Most people will be reaching Comitán from San Cristóbal de las Casas. As I travel with a decent amount of luggage, I prefer to take coach buses when I can. But when attempting to buy a ticket at the OCC/ADO station, they told me that the bus to Comitán originates all the way in Cancún. As such, the staff warned me, it tended to be late by an hour or more each time.

And so I decided to go outside and check out the colectivo options. There seem to be a couple of different companies running buses to Comitán. Luckily, it was no problem to travel with all of my luggage. Colectivos in Mexico often lack trunks, but they placed everyone’s luggage in the front after all the passengers had boarded.

It wasn’t the most comfortable ride, but most importantly, I got there safely with all my belongings intact. The journey lasted just a couple of hours.
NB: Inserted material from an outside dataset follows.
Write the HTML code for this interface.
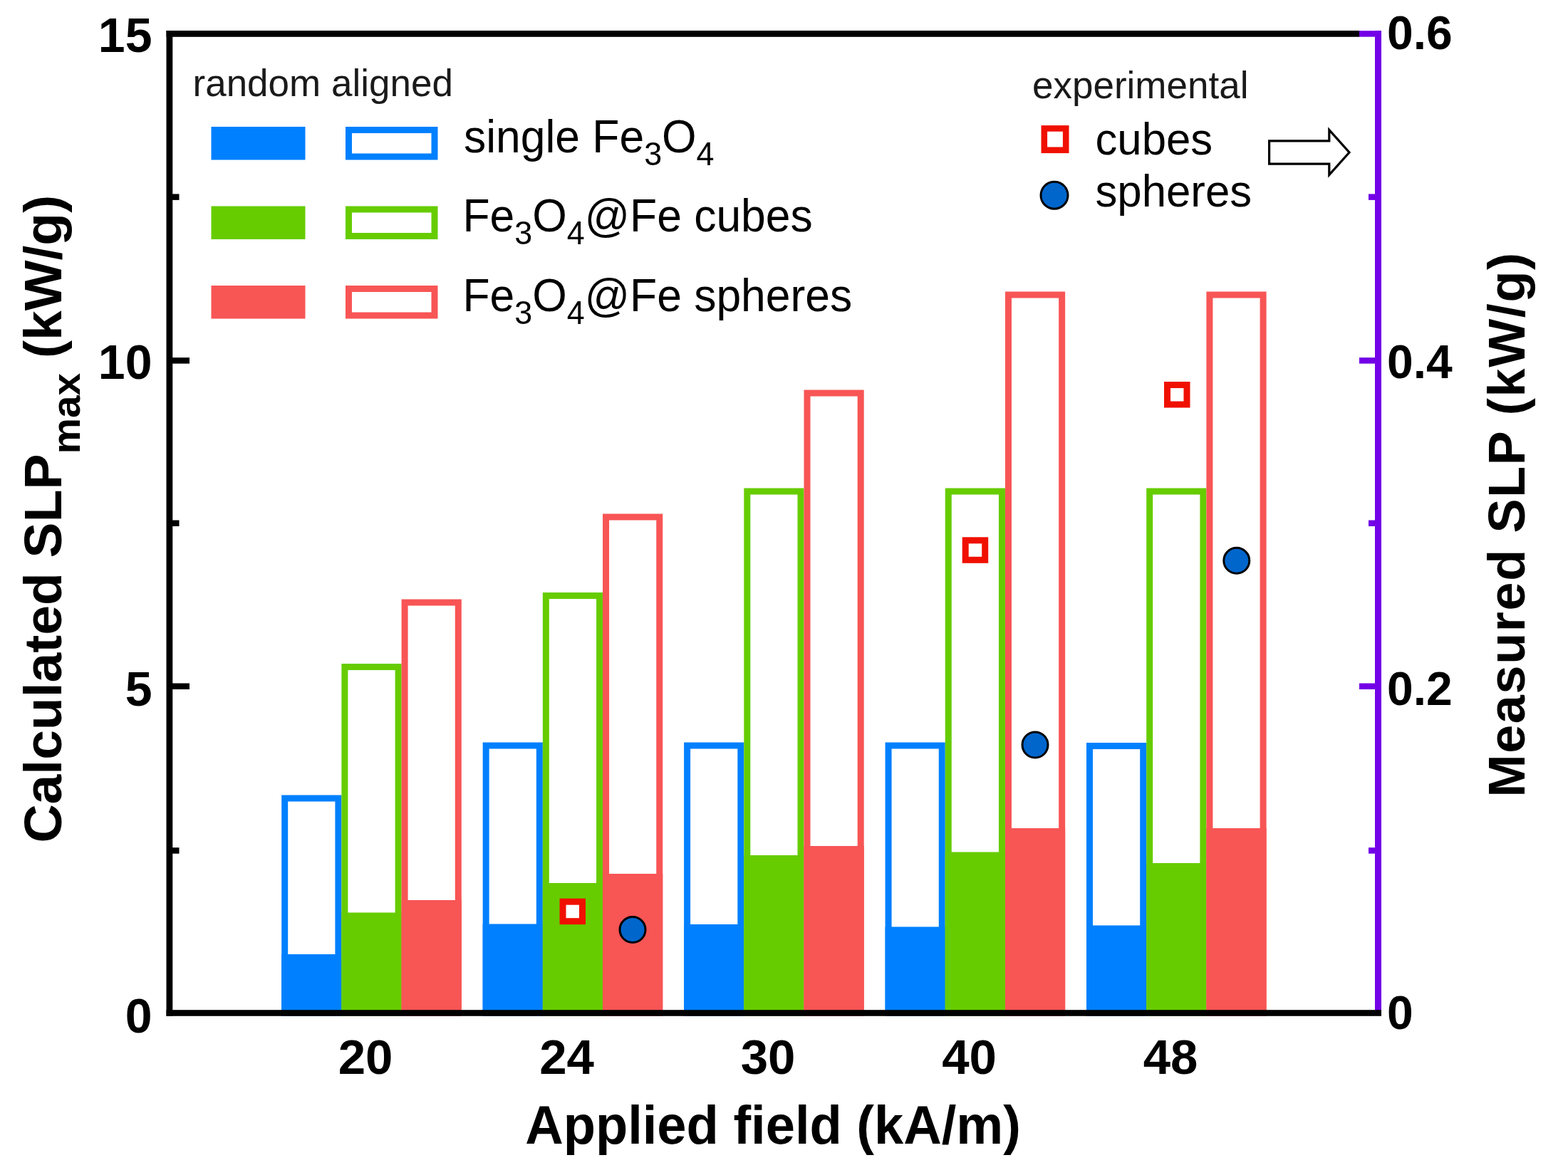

If you’re visiting El Chiflón Waterfalls as a day trip from San Cristóbal, I would recommend a colectivo over the coach bus, as they depart much more frequently.

For those traveling to Chiapas from Oaxaca, note that there is a direct bus between Oaxaca city and Comitán (which will also pass through San Cristóbal). Depending on your itinerary, it may be more efficient to start your Chiapas travels in Comitán before later taking a bus north to San Cristóbal.
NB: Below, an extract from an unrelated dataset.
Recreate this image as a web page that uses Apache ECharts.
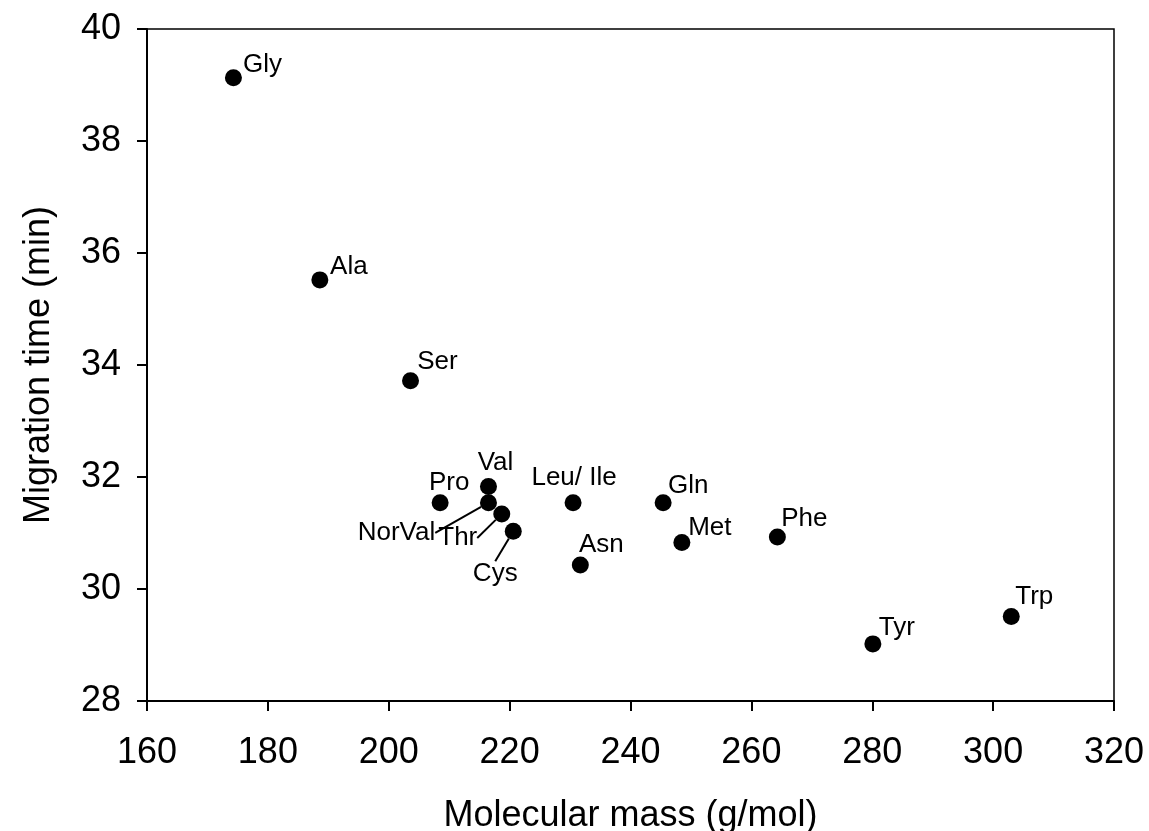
<!DOCTYPE html>
<html>
<head>
<meta charset="utf-8">
<script src="https://cdn.jsdelivr.net/npm/echarts@6/dist/echarts.min.js"></script>
<style>
  html, body { margin: 0; padding: 0; background: #fff; }
  #chart { width: 1149px; height: 831px; }
</style>
</head>
<body>
<div id="chart"></div>
<script>
// amino acids: molecular mass vs migration time
const aminoNames = ["Gly", "Ala", "Ser", "Pro", "Val", "NorVal", "Thr", "Cys", "Leu/ Ile", "Asn", "Gln", "Met", "Phe", "Tyr", "Trp"];
const molecularMass = [174.3, 188.6, 203.6, 208.5, 216.5, 216.5, 218.7, 220.6, 230.5, 231.7, 245.4, 248.5, 264.3, 280.1, 303.0];
const migrationTime = [39.13, 35.52, 33.72, 31.54, 31.83, 31.54, 31.34, 31.03, 31.54, 30.43, 31.54, 30.83, 30.93, 29.02, 29.51];
const xTicks = { min: 160, max: 320, interval: 20 };
const yTicks = { min: 28, max: 40, interval: 2 };

// label offsets from the dot centre (px), and which labels get a leader line
const labelOffset = {
  "Gly": [29, -13], "Ala": [29, -13], "Ser": [27, -19], "Pro": [9, -20],
  "Val": [7, -24], "NorVal": [-92, 30], "Thr": [-44, 24], "Cys": [-18, 43],
  "Leu/ Ile": [1, -25], "Asn": [21, -20], "Gln": [25, -17], "Met": [28, -15],
  "Phe": [27, -18], "Tyr": [24, -16], "Trp": [23, -20],
};
const leaderNames = ["NorVal", "Thr", "Cys"];

const fontFamily = "'Liberation Sans', Arial, sans-serif";

const chart = echarts.init(document.getElementById("chart"), null, { renderer: "canvas" });

const seriesData = aminoNames.map((name, i) => {
  const item = { name, value: [molecularMass[i], migrationTime[i]] };
  if (leaderNames.includes(name)) {
    item.labelLine = { show: true };
  }
  return item;
});

const option = {
  animation: false,
  backgroundColor: "#fff",
  grid: {
    left: 147,
    right: 35,
    top: 29,
    bottom: 130,
    containLabel: false,
    outerBoundsMode: "none",
    show: true,
    borderColor: "#000",
    borderWidth: 1.5,
  },
  xAxis: {
    type: "value",
    min: xTicks.min,
    max: xTicks.max,
    interval: xTicks.interval,
    name: "Molecular mass (g/mol)",
    nameLocation: "middle",
    nameGap: 97,
    nameTextStyle: { color: "#000", fontSize: 36, fontFamily },
    axisLine: { onZero: false, lineStyle: { color: "#000", width: 2 } },
    axisTick: { show: true, inside: false, length: 10, lineStyle: { color: "#000", width: 2 } },
    axisLabel: { color: "#000", fontSize: 36, fontFamily, margin: 34 },
    splitLine: { show: false },
  },
  yAxis: {
    type: "value",
    min: yTicks.min,
    max: yTicks.max,
    interval: yTicks.interval,
    name: "Migration time (min)",
    nameLocation: "middle",
    nameGap: 90,
    nameTextStyle: { color: "#000", fontSize: 36, fontFamily },
    axisLine: { onZero: false, lineStyle: { color: "#000", width: 2 } },
    axisTick: { show: true, inside: false, length: 10, lineStyle: { color: "#000", width: 2 } },
    axisLabel: { color: "#000", fontSize: 36, fontFamily, margin: 26 },
    splitLine: { show: false },
  },
  series: [
    {
      type: "scatter",
      symbol: "circle",
      symbolSize: 17,
      itemStyle: { color: "#000", opacity: 1 },
      data: seriesData,
      label: {
        show: true,
        position: "inside",
        align: "center",
        verticalAlign: "middle",
        formatter: (p) => p.name,
        color: "#000",
        fontSize: 26,
        fontFamily,
      },
      labelLine: {
        show: false,
        lineStyle: { color: "#000", width: 2, opacity: 1 },
      },
      labelLayout(params) {
        const off = labelOffset[aminoNames[params.dataIndex]] || [0, 0];
        return { dx: off[0], dy: off[1] };
      },
      emphasis: { disabled: true },
    },
  ],
};

chart.setOption(option);
</script>
</body>
</html>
As mentioned above, Comitán’s nicest section is the central park area and the few blocks surrounding it. If you’re looking to soak up the atmosphere of the place for a few days, that’s the area you want to stay. Top-rated hotels here include Hotel Jardín de Tereza and Hotel Lunada.

But keep in mind that the town center is about 20 minutes on foot from Highway 190, where many of the bus and colectivo stations are.

As I was mainly using Comitán as a base for travel but also wanted to explore the town center, I decided to look for somewhere halfway in between the highway and central square.

What I found was Hotel Lirice Colonial, which was a simple and affordable place for a decent price. With all taxes included, I only ended up paying $190 MXN a night (about $10 USD).

For that price, I got my own private room with a private bathroom, while the Wifi worked better than expected.